Work that depends on context, ethical judgment, or human understanding remains difficult to automate. Because of this, AI usually reshapes jobs instead of eliminating them. Some tasks disappear, others expand, and the balance inside a role shifts.

The title stays the same. The work does not.

Automation Removes Work but Introduces New Effort

When routine tasks are automated, new effort tends to form around the system. Outputs need review. Edge cases surface. Decisions based on automated recommendations have to be defended when results are unclear or wrong.

This is felt first by the people closest to the work. They spend less time doing tasks directly and more time interpreting, correcting, or explaining AI-assisted outcomes. What looks efficient from a distance can feel heavier up close.

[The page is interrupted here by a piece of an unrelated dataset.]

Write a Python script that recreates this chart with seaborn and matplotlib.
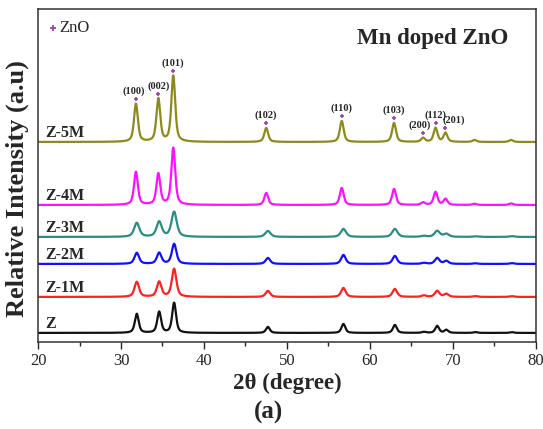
import numpy as np
import pandas as pd
import matplotlib
matplotlib.use("Agg")
import matplotlib.pyplot as plt
import seaborn as sns

# ---- data ----
samples = ["Z", "Z-1M", "Z-2M", "Z-3M", "Z-4M", "Z-5M"]
colors = ["#111111", "#ff2020", "#1010ff", "#2a8c85", "#ff10ff", "#8c8a1c"]
offsets = [9, 45, 78, 105, 137, 200]          # vertical stacking offsets (a.u.)
fwhm = [0.55, 0.65, 0.65, 0.75, 0.55, 0.55]

# peak centres (2θ) per sample
pos_lo = [31.9, 34.6, 36.4, 47.7, 56.8, 63.0, 66.5, 68.1, 69.2, 72.7, 77.1]
pos_hi = [31.8, 34.5, 36.3, 47.5, 56.6, 62.9, 66.4, 67.9, 69.1, 72.6, 77.0]
# peak heights per sample (same order as positions)
heights = {
    "Z":    [19, 21, 30, 6, 9, 8, 1.0, 7, 3, 0.8, 0.8],
    "Z-1M": [15, 15, 28, 6, 9, 8, 1.5, 6, 3, 0.8, 0.8],
    "Z-2M": [11, 11, 20, 6, 9, 8, 1.0, 6, 3, 0.6, 0.8],
    "Z-3M": [14, 15, 25, 6, 8, 8, 1.0, 6, 3, 0.6, 0.8],
    "Z-4M": [33, 31, 57, 12, 17, 16, 2.5, 13, 6, 1.2, 1.5],
    "Z-5M": [38, 43, 66, 14, 21, 19, 4.0, 14, 9, 2.0, 2.0],
}
hkl = ["(100)", "(002)", "(101)", "(102)", "(110)", "(103)", "(200)", "(112)", "(201)"]
x_ticks = [20, 30, 40, 50, 60, 70, 80]

# ---- build profiles ----
two_theta = np.linspace(20, 80, 3000)

def profile(centres, amps, w):
    y = np.zeros_like(two_theta)
    g = w / 2
    for c, a in zip(centres, amps):
        lor = g**2 / ((two_theta - c)**2 + g**2)
        gau = np.exp(-4 * np.log(2) * (two_theta - c)**2 / w**2)
        y += a * (0.6 * lor + 0.4 * gau)
    return y

frames = []
for i, s in enumerate(samples):
    centres = pos_hi if s in ("Z-4M", "Z-5M") else pos_lo
    y = profile(centres, heights[s], fwhm[i]) + offsets[i]
    frames.append(pd.DataFrame({"2theta": two_theta, "I": y, "sample": s}))
df = pd.concat(frames, ignore_index=True)

# ---- plot ----
sns.set_style("white")
plt.rcParams["font.family"] = ["Liberation Serif", "DejaVu Serif"]
fig = plt.figure(figsize=(5.43, 4.29), dpi=100)
ax = fig.add_axes([0.070, 0.203, 0.917, 0.776])

sns.lineplot(data=df, x="2theta", y="I", hue="sample", palette=dict(zip(samples, colors)),
             hue_order=samples, legend=False, estimator=None, sort=False, lw=1.6, ax=ax)

ax.set_xlim(20, 80)
ax.set_ylim(0, 333)
ax.set_xticks(x_ticks)
ax.set_xticks(np.arange(25, 80, 10), minor=True)
ax.set_yticks([])
ax.tick_params(axis="x", which="major", direction="out", length=5, width=1, labelsize=12,
               bottom=True, pad=3)
ax.tick_params(axis="x", which="minor", direction="out", length=3, width=1, bottom=True)
for sp in ax.spines.values():
    sp.set_color("#333333")
    sp.set_linewidth(1.1)

ax.set_xlabel("2θ (degree)", fontsize=16.5, fontweight="bold", labelpad=3)
ax.set_ylabel("Relative Intensity (a.u)", fontsize=19, fontweight="bold")
ax.yaxis.set_label_coords(-0.018, 0.46)
fig.text(0.494, 0.012, "(a)", fontsize=18, fontweight="bold", ha="center", va="bottom")

# sample labels
for i, s in enumerate(samples):
    ax.text(20.85, offsets[i] + 9, s, fontsize=11.5, fontweight="bold", va="center", ha="left")

# title
ax.text(0.945, 0.91, "Mn doped ZnO", transform=ax.transAxes, fontsize=16.5,
        fontweight="bold", ha="right", va="center")

# ZnO legend
mk = "#a040b0"
ax.plot([21.75], [314], marker="+", ms=4, mew=1.3, color=mk, ls="none")
ax.text(22.6, 314, "ZnO", fontsize=12, va="center", ha="left")

# hkl annotations on Z-5M
top = offsets[-1]
for j, lab in enumerate(hkl):
    c = pos_hi[j]
    peak = top + heights["Z-5M"][j]
    ax.plot([c], [peak + 5], marker="+", ms=3.5, mew=1.2, color=mk, ls="none")
    dx = 0.0
    if lab == "(201)":
        dx = 1.0
    if lab == "(200)":
        dx = -0.4
    if lab == "(100)":
        dx = -0.3
    ax.text(c + dx, peak + 8, lab, fontsize=7.5, fontweight="bold", ha="center", va="bottom")

fig.savefig("out.png", dpi=100)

Technology Has Always Shifted Work, Not Ended It

Fears about job loss have accompanied every major technological change. During the industrial revolution and the spread of office computing, some roles declined, while new kinds of work appeared alongside them.

AI follows this same pattern. Organizations that adopt it well often become more productive, which creates demand for new responsibilities related to supervision, coordination, and judgment.

Why Job Titles Miss What Is Actually Changing

The effects of AI are easier to see at the task level than at the job title level. Two people with the same role can experience AI very differently depending on which parts of their daily work are automatable.

Repetitive and predictable tasks are easier to hand off to systems. Work involving creativity, empathy, negotiation, or complex judgment remains harder to replace. Over time, how someone works matters more than what their role is called.

What Employers Pay Attention to Is Shifting

As AI tools spread, employers increasingly notice how people adapt. Education and experience still matter, but they no longer explain performance on their own.

Workers who can learn new tools, adjust workflows, and collaborate effectively with AI often become more valuable. These skills shape whether AI reduces friction or quietly adds to it.

Why Job Security Shows Up in Unexpected Places

Some well-paid, office-based roles face more disruption than expected, especially those built around routine analysis or standardized processes. At the same time, many hands-on and people-centered jobs remain difficult to automate.

This complicates the idea that status or pay guarantees stability. Increasingly, security comes from flexibility and judgment rather than position alone.

Outcomes Depend More on Use Than Capability

The key question is not whether AI will take jobs, but how it is used. Thoughtful implementation can remove tedious work and reduce burnout. Poor implementation can increase pressure, surveillance, and confusion.

The technology itself does not decide the outcome. Human choices about design, incentives, and workplace norms matter more.

AI Makes Human Skills Harder to Ignore

AI does not make people less important at work. It draws attention to skills machines struggle to replicate, including judgment, creativity, and human connection.

People who remain curious and adaptable are unlikely to be pushed aside. More often, they help shape roles where technology supports human work rather than replacing it.